Это хорошо знакомое ему здание. Питер состоит депутатом парламента с 1947 года. Баллотируясь в одном из округов Коломбо, он получил тогда пятнадцать тысяч голосов, а на выборах 1952 года за него проголосовали уже тридцать две тысячи избирателей. Популярность его росла стремительно.
«В искусстве ведения дебатов в парламенте немногие могут сравниться с выпускником Кембриджа, — прочел я в той же статейке. — Правительство сделало вас министром, — бросил он как-то одному коммунисту-ренегату, — но не забывайте, что коммунистическая партия сделала вас человеком».
Смотрю вслед замечательному представителю цейлонского народа, и все думается, думается о нем. При общественном положении его отца, при том образовании, какое сам он получил в Англии, при его ярком человеческом таланте Питер мог сегодня иметь один из лучших особняков Коломбо, быть одним из богатейших людей острова, идти совсем иным путем. Но он выбрал путь революционной борьбы, путь, на котором и жизнь на 45 рупий в месяц, и дубинки полицейских, и решетки тюрем, и залпы винтовок прямо в грудь толпы… Не раз выписывались ордера на его арест, не одну ночь боевые товарищи провели на терраске его тесного домика, охраняя своего вожака от бандитских нападений. И все же это его путь, и он не променяет этот путь ни на какой иной.
Наконец Питер исчез с глаз: видимо, дошел до трибуны, до той увитой флагами эстрады, и поднялся на нее.
Часам к четырем дня на «Голл фейс грин» уже не стало видно зеленого поля, все пространство на берегу океана было занято людьми. «Столько народу здесь не бывало никогда, — сказал кто-то, тоже наблюдавший с крыши за происходящим внизу. — Не сомневаюсь, что сегодня в демонстрации принимает участие не менее двухсот тысяч».
Над полем загремели репродукторы: начался митинг, заговорили лидеры рабочего класса, представители рабочего класса. Тысячи людей могуче гудели, возмущенно вскрикивали — все были готовы отстаивать правительство, которое принимало меры к улучшению жизни народа.
Что там вдруг произошло, понять было трудно, но в полицейских дворах началось торопливое движение, «младшие чины» еще сильней защелкали затворами, повскакивали в грузовики, и грузовики сквозь распахнутые ворота ринулись в сторону «Голл фейс грин». Но дальше ничего не было, все они без следа растворились в гигантской толпе.
Как потом выяснилось, на митинг прибыла госпожа Бандаранаике; для всех, кто был на митинге, это оказалось полной неожиданностью. Народ встретил ее овацией.
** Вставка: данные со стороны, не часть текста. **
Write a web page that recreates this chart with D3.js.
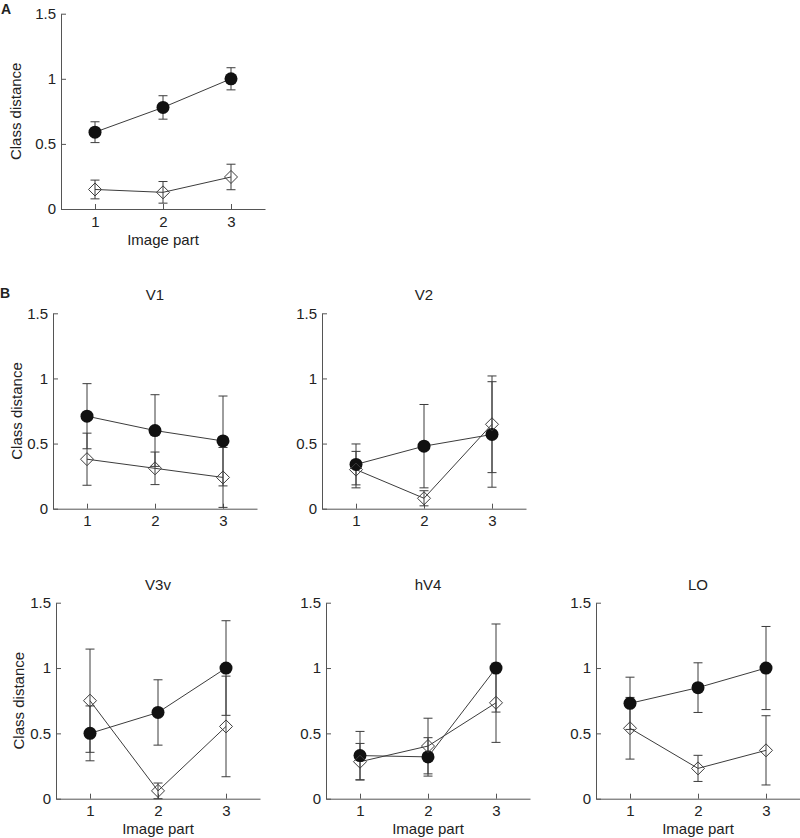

Один из близких к правительству деятелей рассказал назавтра о том, что этому появлению премьер-министра предшествовало в резиденции «Темпл триз». Когда госпожа Бандаранаике узнала, что на «Голл фейс грин» собралось около двухсот тысяч народу и что они пришли туда, чтобы высказаться в пользу ее правительства, она очень взволновалась: «Я тоже должна быть там в такой серьезный час. Я должна быть с народом». Начальник ее охраны развел руками: «Ваше превосходительство, это невозможно. Ни я, ни кто другой не сможет при подобном стечении народа обеспечить вашу безопасность». — «Но я должна быть там!» Закончилось дело тем, что с нее взяли слово вернуться в резиденцию до наступления сумерек, и она приказала вызвать свой автомобиль.